BEGIN Dataset section

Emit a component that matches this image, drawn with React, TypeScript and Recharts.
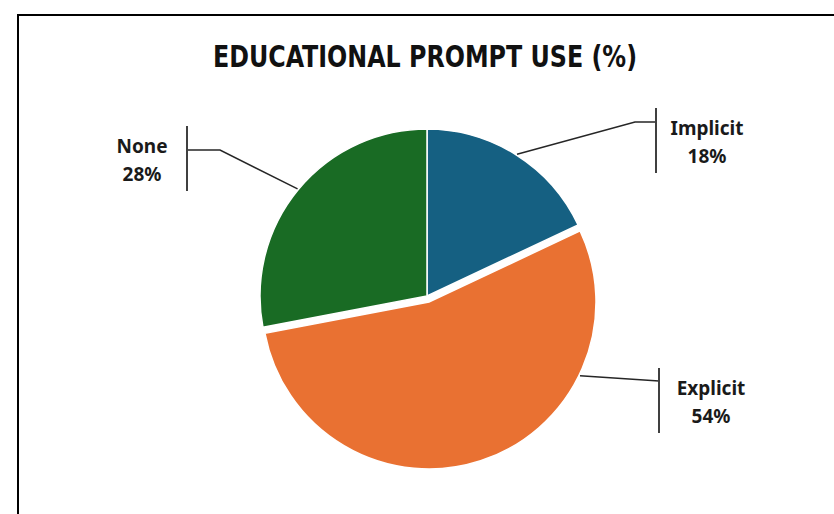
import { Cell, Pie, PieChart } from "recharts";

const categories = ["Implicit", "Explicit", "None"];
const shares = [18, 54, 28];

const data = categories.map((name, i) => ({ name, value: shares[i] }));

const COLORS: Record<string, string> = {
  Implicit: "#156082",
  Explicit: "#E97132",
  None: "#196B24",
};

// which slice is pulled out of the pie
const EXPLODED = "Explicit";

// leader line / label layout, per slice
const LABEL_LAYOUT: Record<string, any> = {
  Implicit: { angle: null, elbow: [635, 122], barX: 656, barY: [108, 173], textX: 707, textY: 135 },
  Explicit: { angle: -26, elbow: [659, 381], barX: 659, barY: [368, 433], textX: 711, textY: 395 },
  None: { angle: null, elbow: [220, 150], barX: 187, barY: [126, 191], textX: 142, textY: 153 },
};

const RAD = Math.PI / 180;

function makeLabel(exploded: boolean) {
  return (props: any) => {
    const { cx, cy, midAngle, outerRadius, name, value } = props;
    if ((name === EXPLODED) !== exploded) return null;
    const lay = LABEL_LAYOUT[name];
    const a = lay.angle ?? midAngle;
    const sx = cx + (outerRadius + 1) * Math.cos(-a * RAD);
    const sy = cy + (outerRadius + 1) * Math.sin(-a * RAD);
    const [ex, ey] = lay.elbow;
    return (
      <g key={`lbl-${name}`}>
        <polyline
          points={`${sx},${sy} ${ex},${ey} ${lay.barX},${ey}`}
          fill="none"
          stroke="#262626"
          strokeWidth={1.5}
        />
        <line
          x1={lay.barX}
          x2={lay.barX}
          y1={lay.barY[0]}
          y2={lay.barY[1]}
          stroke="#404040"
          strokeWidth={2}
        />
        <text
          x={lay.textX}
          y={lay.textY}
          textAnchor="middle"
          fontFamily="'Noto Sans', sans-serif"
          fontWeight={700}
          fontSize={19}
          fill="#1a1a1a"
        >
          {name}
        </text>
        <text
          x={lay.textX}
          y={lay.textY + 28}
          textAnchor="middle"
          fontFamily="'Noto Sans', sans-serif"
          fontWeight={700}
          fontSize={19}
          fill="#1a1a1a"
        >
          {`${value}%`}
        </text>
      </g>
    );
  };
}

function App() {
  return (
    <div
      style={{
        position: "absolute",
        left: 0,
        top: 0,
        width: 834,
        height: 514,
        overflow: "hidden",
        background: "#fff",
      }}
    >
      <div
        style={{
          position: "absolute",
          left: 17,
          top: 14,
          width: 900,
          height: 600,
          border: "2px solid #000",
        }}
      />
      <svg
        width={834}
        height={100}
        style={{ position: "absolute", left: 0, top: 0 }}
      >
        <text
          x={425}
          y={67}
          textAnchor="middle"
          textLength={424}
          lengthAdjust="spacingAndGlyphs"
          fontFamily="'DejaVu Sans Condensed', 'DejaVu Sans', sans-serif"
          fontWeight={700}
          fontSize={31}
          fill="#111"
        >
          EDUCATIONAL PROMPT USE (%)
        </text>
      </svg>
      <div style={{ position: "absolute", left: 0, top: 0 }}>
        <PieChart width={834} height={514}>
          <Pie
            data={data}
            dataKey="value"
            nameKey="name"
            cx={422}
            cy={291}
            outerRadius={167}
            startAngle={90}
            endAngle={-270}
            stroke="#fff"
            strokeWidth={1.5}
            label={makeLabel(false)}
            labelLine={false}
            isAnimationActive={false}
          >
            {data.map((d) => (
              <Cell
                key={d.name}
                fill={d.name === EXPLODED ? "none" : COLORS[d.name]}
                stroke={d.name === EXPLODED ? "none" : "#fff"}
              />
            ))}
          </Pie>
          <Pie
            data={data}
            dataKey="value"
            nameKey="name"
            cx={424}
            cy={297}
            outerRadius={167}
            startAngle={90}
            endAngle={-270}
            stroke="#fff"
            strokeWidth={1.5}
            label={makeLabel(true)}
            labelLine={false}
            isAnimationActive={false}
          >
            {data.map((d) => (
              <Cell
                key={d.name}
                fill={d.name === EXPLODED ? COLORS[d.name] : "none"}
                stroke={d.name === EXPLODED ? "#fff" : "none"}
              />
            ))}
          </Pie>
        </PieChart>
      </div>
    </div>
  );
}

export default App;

END Dataset section

▸ **Problem to solve**:
Quote everything in the listing above exactly; pictures are the only thing to omit.

▸ **The answer**:
Emit a component that matches this image, drawn with React, TypeScript and Recharts.
import { Cell, Pie, PieChart } from "recharts";

const categories = ["Implicit", "Explicit", "None"];
const shares = [18, 54, 28];

const data = categories.map((name, i) => ({ name, value: shares[i] }));

const COLORS: Record<string, string> = {
  Implicit: "#156082",
  Explicit: "#E97132",
  None: "#196B24",
};

// which slice is pulled out of the pie
const EXPLODED = "Explicit";

// leader line / label layout, per slice
const LABEL_LAYOUT: Record<string, any> = {
  Implicit: { angle: null, elbow: [635, 122], barX: 656, barY: [108, 173], textX: 707, textY: 135 },
  Explicit: { angle: -26, elbow: [659, 381], barX: 659, barY: [368, 433], textX: 711, textY: 395 },
  None: { angle: null, elbow: [220, 150], barX: 187, barY: [126, 191], textX: 142, textY: 153 },
};

const RAD = Math.PI / 180;

function makeLabel(exploded: boolean) {
  return (props: any) => {
    const { cx, cy, midAngle, outerRadius, name, value } = props;
    if ((name === EXPLODED) !== exploded) return null;
    const lay = LABEL_LAYOUT[name];
    const a = lay.angle ?? midAngle;
    const sx = cx + (outerRadius + 1) * Math.cos(-a * RAD);
    const sy = cy + (outerRadius + 1) * Math.sin(-a * RAD);
    const [ex, ey] = lay.elbow;
    return (
      <g key={`lbl-${name}`}>
        <polyline
          points={`${sx},${sy} ${ex},${ey} ${lay.barX},${ey}`}
          fill="none"
          stroke="#262626"
          strokeWidth={1.5}
        />
        <line
          x1={lay.barX}
          x2={lay.barX}
          y1={lay.barY[0]}
          y2={lay.barY[1]}
          stroke="#404040"
          strokeWidth={2}
        />
        <text
          x={lay.textX}
          y={lay.textY}
          textAnchor="middle"
          fontFamily="'Noto Sans', sans-serif"
          fontWeight={700}
          fontSize={19}
          fill="#1a1a1a"
        >
          {name}
        </text>
        <text
          x={lay.textX}
          y={lay.textY + 28}
          textAnchor="middle"
          fontFamily="'Noto Sans', sans-serif"
          fontWeight={700}
          fontSize={19}
          fill="#1a1a1a"
        >
          {`${value}%`}
        </text>
      </g>
    );
  };
}

function App() {
  return (
    <div
      style={{
        position: "absolute",
        left: 0,
        top: 0,
        width: 834,
        height: 514,
        overflow: "hidden",
        background: "#fff",
      }}
    >
      <div
        style={{
          position: "absolute",
          left: 17,
          top: 14,
          width: 900,
          height: 600,
          border: "2px solid #000",
        }}
      />
      <svg
        width={834}
        height={100}
        style={{ position: "absolute", left: 0, top: 0 }}
      >
        <text
          x={425}
          y={67}
          textAnchor="middle"
          textLength={424}
          lengthAdjust="spacingAndGlyphs"
          fontFamily="'DejaVu Sans Condensed', 'DejaVu Sans', sans-serif"
          fontWeight={700}
          fontSize={31}
          fill="#111"
        >
          EDUCATIONAL PROMPT USE (%)
        </text>
      </svg>
      <div style={{ position: "absolute", left: 0, top: 0 }}>
        <PieChart width={834} height={514}>
          <Pie
            data={data}
            dataKey="value"
            nameKey="name"
            cx={422}
            cy={291}
            outerRadius={167}
            startAngle={90}
            endAngle={-270}
            stroke="#fff"
            strokeWidth={1.5}
            label={makeLabel(false)}
            labelLine={false}
            isAnimationActive={false}
          >
            {data.map((d) => (
              <Cell
                key={d.name}
                fill={d.name === EXPLODED ? "none" : COLORS[d.name]}
                stroke={d.name === EXPLODED ? "none" : "#fff"}
              />
            ))}
          </Pie>
          <Pie
            data={data}
            dataKey="value"
            nameKey="name"
            cx={424}
            cy={297}
            outerRadius={167}
            startAngle={90}
            endAngle={-270}
            stroke="#fff"
            strokeWidth={1.5}
            label={makeLabel(true)}
            labelLine={false}
            isAnimationActive={false}
          >
            {data.map((d) => (
              <Cell
                key={d.name}
                fill={d.name === EXPLODED ? COLORS[d.name] : "none"}
                stroke={d.name === EXPLODED ? "#fff" : "none"}
              />
            ))}
          </Pie>
        </PieChart>
      </div>
    </div>
  );
}

export default App;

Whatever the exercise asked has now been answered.